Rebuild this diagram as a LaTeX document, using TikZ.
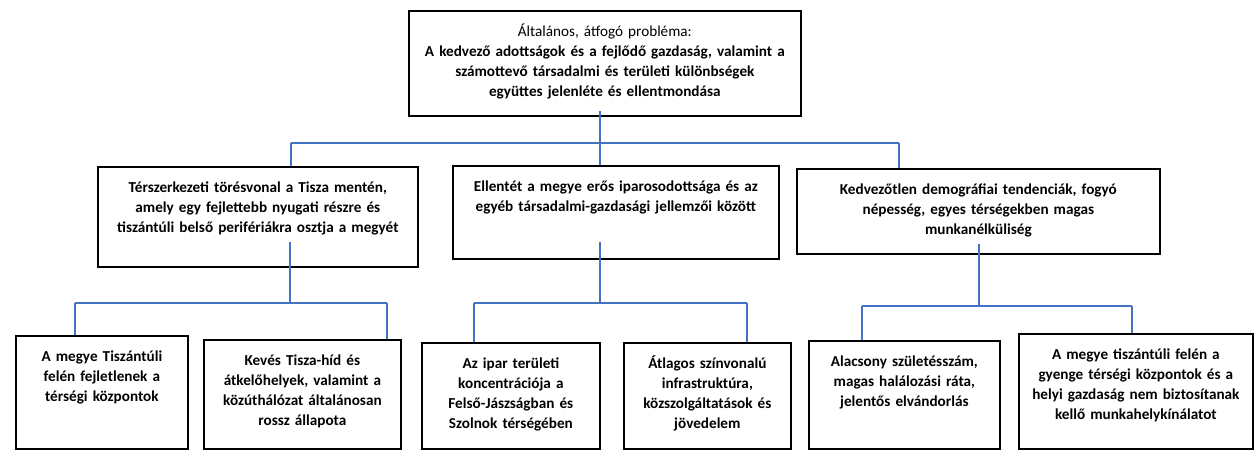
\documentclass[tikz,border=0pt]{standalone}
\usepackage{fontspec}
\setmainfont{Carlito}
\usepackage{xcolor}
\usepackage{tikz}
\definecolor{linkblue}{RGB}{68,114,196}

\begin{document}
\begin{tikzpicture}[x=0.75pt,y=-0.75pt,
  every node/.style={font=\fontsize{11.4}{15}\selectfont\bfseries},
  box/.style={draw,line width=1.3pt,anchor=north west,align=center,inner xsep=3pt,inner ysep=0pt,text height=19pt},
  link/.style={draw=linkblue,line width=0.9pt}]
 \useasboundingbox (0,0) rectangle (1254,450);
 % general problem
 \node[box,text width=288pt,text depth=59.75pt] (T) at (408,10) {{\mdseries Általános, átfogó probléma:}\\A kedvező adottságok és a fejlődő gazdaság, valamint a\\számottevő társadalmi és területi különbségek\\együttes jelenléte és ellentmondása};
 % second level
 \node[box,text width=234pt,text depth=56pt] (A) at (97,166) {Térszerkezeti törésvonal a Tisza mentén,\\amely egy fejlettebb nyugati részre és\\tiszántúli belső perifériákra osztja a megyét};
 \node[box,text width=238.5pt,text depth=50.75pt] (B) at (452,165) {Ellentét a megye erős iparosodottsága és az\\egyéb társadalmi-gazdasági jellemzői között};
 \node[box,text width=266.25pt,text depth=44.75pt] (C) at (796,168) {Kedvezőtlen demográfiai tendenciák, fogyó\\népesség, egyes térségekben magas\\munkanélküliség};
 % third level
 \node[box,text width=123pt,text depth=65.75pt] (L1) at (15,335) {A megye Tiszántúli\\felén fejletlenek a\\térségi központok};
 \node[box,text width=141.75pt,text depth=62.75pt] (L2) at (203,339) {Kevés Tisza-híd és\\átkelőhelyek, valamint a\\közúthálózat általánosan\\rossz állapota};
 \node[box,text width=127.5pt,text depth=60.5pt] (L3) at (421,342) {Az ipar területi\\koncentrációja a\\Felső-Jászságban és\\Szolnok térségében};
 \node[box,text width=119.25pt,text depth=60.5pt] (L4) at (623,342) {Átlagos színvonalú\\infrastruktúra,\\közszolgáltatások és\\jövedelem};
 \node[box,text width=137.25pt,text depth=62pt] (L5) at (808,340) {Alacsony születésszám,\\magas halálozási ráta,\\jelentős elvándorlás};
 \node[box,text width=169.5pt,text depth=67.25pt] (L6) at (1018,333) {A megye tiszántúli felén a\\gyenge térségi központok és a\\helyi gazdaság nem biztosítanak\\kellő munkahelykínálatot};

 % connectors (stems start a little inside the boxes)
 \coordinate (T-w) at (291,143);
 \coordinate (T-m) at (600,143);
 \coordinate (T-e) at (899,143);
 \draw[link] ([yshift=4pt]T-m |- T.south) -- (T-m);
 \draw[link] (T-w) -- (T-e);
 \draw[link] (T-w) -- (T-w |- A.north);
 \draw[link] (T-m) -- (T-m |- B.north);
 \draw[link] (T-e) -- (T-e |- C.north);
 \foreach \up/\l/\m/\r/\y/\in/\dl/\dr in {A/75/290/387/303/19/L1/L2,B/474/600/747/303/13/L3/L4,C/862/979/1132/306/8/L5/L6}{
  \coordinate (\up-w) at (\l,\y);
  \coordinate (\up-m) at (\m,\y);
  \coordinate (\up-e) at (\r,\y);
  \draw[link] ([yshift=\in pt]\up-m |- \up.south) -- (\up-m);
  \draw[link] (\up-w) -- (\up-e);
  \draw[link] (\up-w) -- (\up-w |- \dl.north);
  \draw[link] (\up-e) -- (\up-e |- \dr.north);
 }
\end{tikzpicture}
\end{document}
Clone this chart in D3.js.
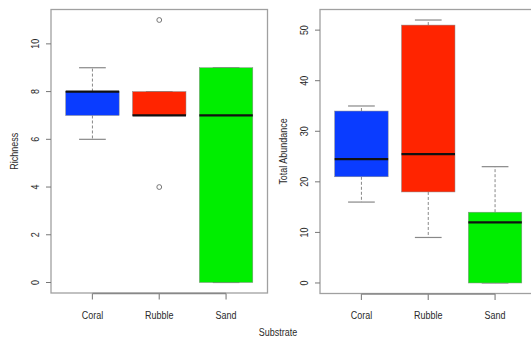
────
Requirement: What comes back should match the records exactly, minus any pictures.

Exercise output:
Rebuild this diagram as a LaTeX document, using TikZ.
\documentclass[tikz,border=0pt]{standalone}
\usepackage{fontspec}
\setmainfont{Carlito}
\usepackage{xcolor}
\usepackage{tikz}
\definecolor{linkblue}{RGB}{68,114,196}

\begin{document}
\begin{tikzpicture}[x=0.75pt,y=-0.75pt,
  every node/.style={font=\fontsize{11.4}{15}\selectfont\bfseries},
  box/.style={draw,line width=1.3pt,anchor=north west,align=center,inner xsep=3pt,inner ysep=0pt,text height=19pt},
  link/.style={draw=linkblue,line width=0.9pt}]
 \useasboundingbox (0,0) rectangle (1254,450);
 % general problem
 \node[box,text width=288pt,text depth=59.75pt] (T) at (408,10) {{\mdseries Általános, átfogó probléma:}\\A kedvező adottságok és a fejlődő gazdaság, valamint a\\számottevő társadalmi és területi különbségek\\együttes jelenléte és ellentmondása};
 % second level
 \node[box,text width=234pt,text depth=56pt] (A) at (97,166) {Térszerkezeti törésvonal a Tisza mentén,\\amely egy fejlettebb nyugati részre és\\tiszántúli belső perifériákra osztja a megyét};
 \node[box,text width=238.5pt,text depth=50.75pt] (B) at (452,165) {Ellentét a megye erős iparosodottsága és az\\egyéb társadalmi-gazdasági jellemzői között};
 \node[box,text width=266.25pt,text depth=44.75pt] (C) at (796,168) {Kedvezőtlen demográfiai tendenciák, fogyó\\népesség, egyes térségekben magas\\munkanélküliség};
 % third level
 \node[box,text width=123pt,text depth=65.75pt] (L1) at (15,335) {A megye Tiszántúli\\felén fejletlenek a\\térségi központok};
 \node[box,text width=141.75pt,text depth=62.75pt] (L2) at (203,339) {Kevés Tisza-híd és\\átkelőhelyek, valamint a\\közúthálózat általánosan\\rossz állapota};
 \node[box,text width=127.5pt,text depth=60.5pt] (L3) at (421,342) {Az ipar területi\\koncentrációja a\\Felső-Jászságban és\\Szolnok térségében};
 \node[box,text width=119.25pt,text depth=60.5pt] (L4) at (623,342) {Átlagos színvonalú\\infrastruktúra,\\közszolgáltatások és\\jövedelem};
 \node[box,text width=137.25pt,text depth=62pt] (L5) at (808,340) {Alacsony születésszám,\\magas halálozási ráta,\\jelentős elvándorlás};
 \node[box,text width=169.5pt,text depth=67.25pt] (L6) at (1018,333) {A megye tiszántúli felén a\\gyenge térségi központok és a\\helyi gazdaság nem biztosítanak\\kellő munkahelykínálatot};

 % connectors (stems start a little inside the boxes)
 \coordinate (T-w) at (291,143);
 \coordinate (T-m) at (600,143);
 \coordinate (T-e) at (899,143);
 \draw[link] ([yshift=4pt]T-m |- T.south) -- (T-m);
 \draw[link] (T-w) -- (T-e);
 \draw[link] (T-w) -- (T-w |- A.north);
 \draw[link] (T-m) -- (T-m |- B.north);
 \draw[link] (T-e) -- (T-e |- C.north);
 \foreach \up/\l/\m/\r/\y/\in/\dl/\dr in {A/75/290/387/303/19/L1/L2,B/474/600/747/303/13/L3/L4,C/862/979/1132/306/8/L5/L6}{
  \coordinate (\up-w) at (\l,\y);
  \coordinate (\up-m) at (\m,\y);
  \coordinate (\up-e) at (\r,\y);
  \draw[link] ([yshift=\in pt]\up-m |- \up.south) -- (\up-m);
  \draw[link] (\up-w) -- (\up-e);
  \draw[link] (\up-w) -- (\up-w |- \dl.north);
  \draw[link] (\up-e) -- (\up-e |- \dr.north);
 }
\end{tikzpicture}
\end{document}
Clone this chart in D3.js.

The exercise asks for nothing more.